Exercise directions: Please, without the pictures, retype exactly the lines from the start of the material through the line that holds "return (H - MB - y) / PH".

Data listing:
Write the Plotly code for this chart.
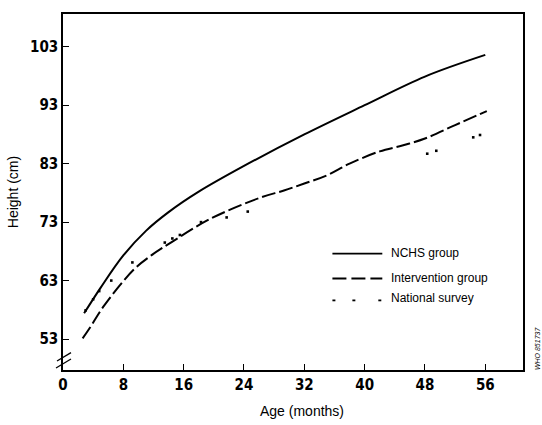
import plotly.graph_objects as go

# ---- data ----
nchs_age = [2.8, 5.0, 8.0, 11.0, 14.0, 18.0, 24, 32, 40, 48, 56]
nchs_height = [57.4, 61.8, 67.3, 71.5, 74.7, 78.2, 82.6, 88.0, 93.0, 97.9, 101.6]

interv_age = [2.6, 3.5, 5.5, 9.4, 11.7, 14.3, 19.6, 26.2, 29.3, 32, 35, 38, 42, 45, 48, 52, 56.2]
interv_height = [53.1, 54.8, 58.8, 64.9, 67.3, 69.5, 73.6, 77.2, 78.4, 79.6, 81.0, 83.0, 85.1, 86.1, 87.3, 89.6, 92.0]

survey_age = [3.0, 4.0, 4.8, 6.4, 9.2, 13.5, 14.5, 15.5, 18.3, 21.7, 24.5, 48.3, 49.5, 54.4, 55.3]
survey_height = [57.9, 59.8, 61.2, 63.0, 66.1, 69.5, 70.2, 70.8, 73.0, 73.8, 74.8, 84.7, 85.2, 87.5, 87.9]

x_ticks = [0, 8, 16, 24, 32, 40, 48, 56]
y_ticks = [53, 63, 73, 83, 93, 103]

legend_labels = ["NCHS group", "Intervention group", "National survey"]

W, H = 542, 425
ML, MR, MT, MB = 62, 19, 12, 55
PW, PH = W - ML - MR, H - MT - MB


def px(x):
    return (x - ML) / PW


def py(y):
    return (H - MB - y) / PH


fig = go.Figure()
fig.add_trace(go.Scatter(x=nchs_age, y=nchs_height, mode="lines",
                         line=dict(color="black", width=2, shape="spline", smoothing=1.0),
                         showlegend=False))
fig.add_trace(go.Scatter(x=interv_age, y=interv_height, mode="lines",
                         line=dict(color="black", width=2, shape="spline", smoothing=1.0, dash="14px,4px"),
                         showlegend=False))
fig.add_trace(go.Scatter(x=survey_age, y=survey_height, mode="markers",
                         marker=dict(color="black", size=2.6, symbol="square"),
                         showlegend=False))

tickfont = dict(family="Liberation Sans Narrow, DejaVu Sans Condensed, Arial Narrow, sans-serif",
                size=15, color="black", weight="bold")

fig.update_xaxes(range=[0, 61], tickvals=x_ticks, ticktext=[str(v) for v in x_ticks],
                 showline=True, linecolor="black", linewidth=1.5, mirror=True,
                 ticks="inside", ticklen=6, tickcolor="black", tickwidth=1,
                 showgrid=False, zeroline=False, tickfont=tickfont)
fig.update_yaxes(range=[47.7, 108.6], tickvals=y_ticks, ticktext=[str(v) for v in y_ticks],
                 showline=True, linecolor="black", linewidth=1.5, mirror=True,
                 ticks="inside", ticklen=6, tickcolor="black", tickwidth=1,
                 showgrid=False, zeroline=False, tickfont=tickfont,
                 title=dict(text="Height (cm)", font=dict(family="Liberation Sans, Arial, sans-serif", size=14, color="black"),
                            standoff=8))

shapes = []
# axis break marks
shapes.append(dict(type="line", xref="paper", yref="paper", x0=px(56), y0=py(361), x1=px(70), y1=py(352.5),
                   line=dict(color="black", width=1.3)))
shapes.append(dict(type="line", xref="paper", yref="paper", x0=px(55), y0=py(368), x1=px(70), y1=py(359),
                   line=dict(color="black", width=1.3)))
# legend samples
shapes.append(dict(type="line", xref="paper", yref="paper", x0=px(332), y0=py(253), x1=px(382), y1=py(253),
                   line=dict(color="black", width=1.8)))
shapes.append(dict(type="line", xref="paper", yref="paper", x0=px(332), y0=py(278), x1=px(382), y1=py(278),
                   line=dict(color="black", width=1.8, dash="14px,5px")))
for sx in (332, 352, 378):
    shapes.append(dict(type="line", xref="paper", yref="paper", x0=px(sx), y0=py(300), x1=px(sx + 3), y1=py(300),
                       line=dict(color="black", width=1.8)))

annotations = []
for lab, ly in zip(legend_labels, (252, 277, 298)):
    annotations.append(dict(text=lab, xref="paper", yref="paper", x=px(389), y=py(ly),
                            xanchor="left", yanchor="middle", showarrow=False,
                            font=dict(family="Liberation Sans, Arial, sans-serif", size=12, color="black")))
annotations.append(dict(text="Age (months)", xref="paper", yref="paper", x=px(302), y=py(411),
                        xanchor="center", yanchor="middle", showarrow=False,
                        font=dict(family="Liberation Sans, Arial, sans-serif", size=14, color="black")))
annotations.append(dict(text="<i>WHO 851737</i>", xref="paper", yref="paper", x=px(537), y=py(348),
                        xanchor="center", yanchor="middle", showarrow=False, textangle=-90,
                        font=dict(family="Liberation Sans Narrow, Liberation Sans, sans-serif", size=7, color="black")))

fig.update_layout(width=W, height=H, margin=dict(l=ML, r=MR, t=MT, b=MB),
                  paper_bgcolor="white", plot_bgcolor="white",
                  shapes=shapes, annotations=annotations, showlegend=False)

fig.write_html("out.html")
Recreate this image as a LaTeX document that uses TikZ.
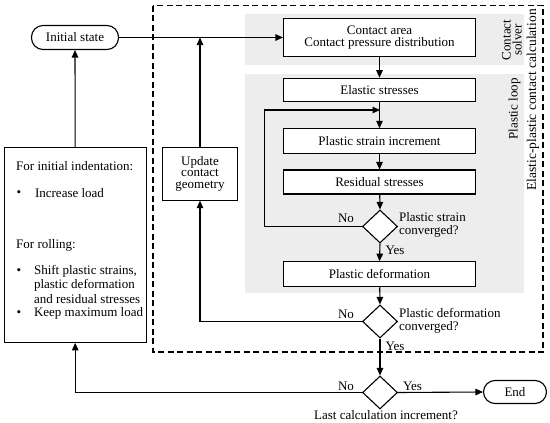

Result:
Write the Plotly code for this chart.
import plotly.graph_objects as go

# ---- data ----
nchs_age = [2.8, 5.0, 8.0, 11.0, 14.0, 18.0, 24, 32, 40, 48, 56]
nchs_height = [57.4, 61.8, 67.3, 71.5, 74.7, 78.2, 82.6, 88.0, 93.0, 97.9, 101.6]

interv_age = [2.6, 3.5, 5.5, 9.4, 11.7, 14.3, 19.6, 26.2, 29.3, 32, 35, 38, 42, 45, 48, 52, 56.2]
interv_height = [53.1, 54.8, 58.8, 64.9, 67.3, 69.5, 73.6, 77.2, 78.4, 79.6, 81.0, 83.0, 85.1, 86.1, 87.3, 89.6, 92.0]

survey_age = [3.0, 4.0, 4.8, 6.4, 9.2, 13.5, 14.5, 15.5, 18.3, 21.7, 24.5, 48.3, 49.5, 54.4, 55.3]
survey_height = [57.9, 59.8, 61.2, 63.0, 66.1, 69.5, 70.2, 70.8, 73.0, 73.8, 74.8, 84.7, 85.2, 87.5, 87.9]

x_ticks = [0, 8, 16, 24, 32, 40, 48, 56]
y_ticks = [53, 63, 73, 83, 93, 103]

legend_labels = ["NCHS group", "Intervention group", "National survey"]

W, H = 542, 425
ML, MR, MT, MB = 62, 19, 12, 55
PW, PH = W - ML - MR, H - MT - MB


def px(x):
    return (x - ML) / PW


def py(y):
    return (H - MB - y) / PH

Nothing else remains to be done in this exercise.